Я ничего не понимал.
– Гляди сюда. – Он взял солонку и перечницу и поставил рядом. – Перечница – это больница типа нашей. Назовем ее…
– Назовем ее жопой, – встрял Нестор.
– Нет, нет. Назовем ее госпиталь «Эллис-Айленд» [93] . Такие больницы всегда там, где живут бедняки. В опасных для жизни районах. Обычно в состав медицинских вузов эти лечебницы не входят. Понимаешь? Теперь возьмем солонку. Это госпиталь «Мэйфлауэр», больница-флагман, базовая больница крупного вуза. Все студенты-медики и интерны носят замечательные белые халаты с бейджиками «Супердоктор из Мэйфлауэра». Даже если они занимаются бедняками, это почетно, вроде как быть в рядах Корпуса мира [94] . Каждый американский студент-медик мечтает об интернатуре в «Мэйфлауэре». А его худший кошмар – попасть в «Эллис-Айленд». Вот и проблема: кто пойдет работать в больницу вроде нашей, если за ней не закреплен вуз, она непрестижная и расположена в плохом районе? Сколько бы больница, или даже правительство, ни платили, врачей на полную ставку не найдешь.
93
Небольшой остров близ Нью-Йорка. В 1892-1943 гг. – главный центр по приему иммигрантов в США, а до 1954 г. – карантинный лагерь. Использовался также как пересыльный пункт и лагерь для депортации, за что был прозван иммигрантами «островом слёз».
94
Агентство, созданное в 1961 г. по инициативе президента Кеннеди в целях формирования положительного имиджа США в развивающихся странах. Добровольцы Корпуса мира работают за символическую плату во многих странах мира.

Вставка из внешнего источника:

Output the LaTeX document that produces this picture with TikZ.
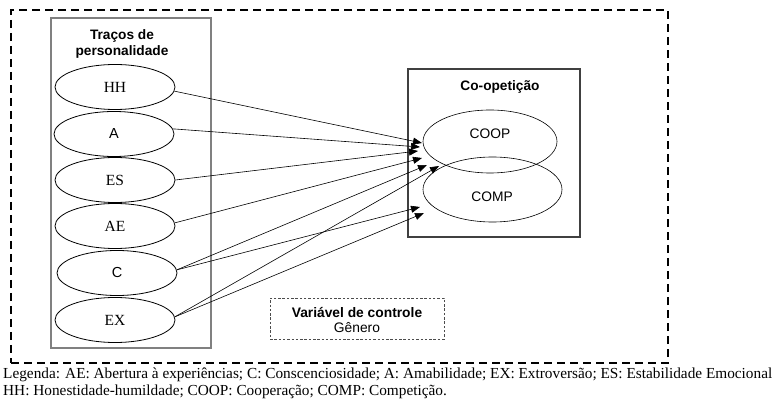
\documentclass[tikz,border=0pt]{standalone}
\usepackage{fontspec}
\setmainfont{Liberation Serif}
\setsansfont{Liberation Sans}
\usetikzlibrary{arrows.meta,shapes.geometric}
\tikzset{
  oval/.style={ellipse, draw, line width=0.8pt, minimum width=120pt, minimum height=45pt, inner sep=0pt},
  bigoval/.style={ellipse, draw, line width=0.6pt, inner sep=0pt},
  serlab/.style={font=\fontsize{15.5}{17}\selectfont},
  sanlab/.style={font=\sffamily\fontsize{14.5}{17}\selectfont},
  outlab/.style={font=\sffamily\fontsize{13.8}{17}\selectfont, inner sep=0pt},
  conn/.style={line width=0.6pt, -{Triangle[length=9pt,width=7pt]}},
  titletext/.style={font=\sffamily\bfseries\fontsize{13.7}{16}\selectfont, align=center, inner sep=0pt},
  legendtext/.style={font=\fontsize{15.3}{17}\selectfont, anchor=base west, inner sep=0pt},
}
\begin{document}
\begin{tikzpicture}[x=1pt,y=-1pt]
\useasboundingbox (0,0) rectangle (781,403);
% outer dashed frame
\node[draw, line width=1.4pt, dash pattern=on 8pt off 5pt, minimum width=657pt, minimum height=353pt, inner sep=0pt] (outer) at (339.5,186.5) {};
% personality box
\node[draw=black!50, line width=1.1pt, minimum width=160pt, minimum height=330pt, inner sep=0pt] (pbox) at (131,183) {};
\node[titletext] (ptitle) at (122,44) {Traços de\\personalidade};
% co-opetition box
\node[draw=black!75, line width=1.2pt, minimum width=172pt, minimum height=168pt, inner sep=0pt] (cbox) at (494,153) {};
\node[titletext] (ctitle) at (500,87) {Co-opetição};
% control box
\node[draw=black!70, line width=0.8pt, dash pattern=on 2.5pt off 1.8pt, minimum width=174pt, minimum height=41pt, inner sep=0pt] (ctrl) at (357,318.5) {};
\node[align=center, inner sep=0pt, font=\sffamily\fontsize{13.8}{15}\selectfont] (ctrltext) at (357,320) {\textbf{Variável de controle}\\Gênero};
% trait ellipses
\node[oval, serlab] (hh) at (115,87) {HH};
\node[oval, sanlab] (a) at (114,134) {A};
\node[oval, serlab] (es) at (115,180) {ES};
\node[oval, serlab] (ae) at (115,226) {AE};
\node[oval, sanlab] (c) at (117,273) {C};
\node[oval, serlab] (ex) at (115,320) {EX};
% outcome ellipses
\node[bigoval, minimum width=134pt, minimum height=63pt] (coop) at (490,141.5) {};
\node[bigoval, minimum width=139pt, minimum height=65pt] (comp) at (492.5,189.5) {};
\node[outlab] (cooplab) at (490,134) {COOP};
\node[outlab] (complab) at (492,197) {COMP};
% arrow tips
\coordinate (t1) at (422,143);
\coordinate (t2) at (420,147);
\coordinate (t3) at (418,151);
\coordinate (t4) at (422,158);
\coordinate (t5) at (427,165);
\coordinate (t6) at (439,166);
\coordinate (t7) at (420,207);
\coordinate (t8) at (424,213);
\draw[conn] (hh.-4) -- (t1);
\draw[conn] (a.5) -- (t2);
\draw[conn] (es.0) -- (t3);
\draw[conn] (ae.3) -- (t4);
\draw[conn] (c.3) -- (t5);
\draw[conn] (ex.3) -- (t6);
\draw[conn] (c.3) -- (t7);
\draw[conn] (ex.3) -- (t8);
% legend
\node[legendtext] (leg1) at (3,378) {Legenda: AE: Abertura à experiências; C: Conscenciosidade; A: Amabilidade; EX: Extroversão; ES: Estabilidade Emocional};
\node[legendtext] (leg2) at (3,395) {HH: Honestidade-humildade; COOP: Cooperação; COMP: Competição.};
\end{tikzpicture}
\end{document}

Вот «Медикейр» и решил платить больницам вроде нашей за учебные программы, включающие интернатуру и проживание, улавливаешь? Беспроигрышный вариант: интерны и стажеры всегда под рукой и круглосуточно лечат больных, а их стипендия – гроши по сравнению с тем, что пришлось бы платить врачам на полной ставке. А «Медикейр» предоставляет медицинскую помощь бедным.
Но когда «Медикейр» принялся внедрять эту схему, возникла новая проблема. Откуда взять столько интернов? Рабочих мест больше, чем выпускников американских вузов. К тому же у них свои предпочтения и в нашу дыру они интернами не пойдут. Их же могут взять в «Мэйфлауэр»! Так что каждый год Госпиталь Богоматери и прочие больницы из категории «Эллис-Айленд» набирают интернов-иностранцев. Ты – один из сотен тех мигрантов, благодаря которым эти больницы еще дышат.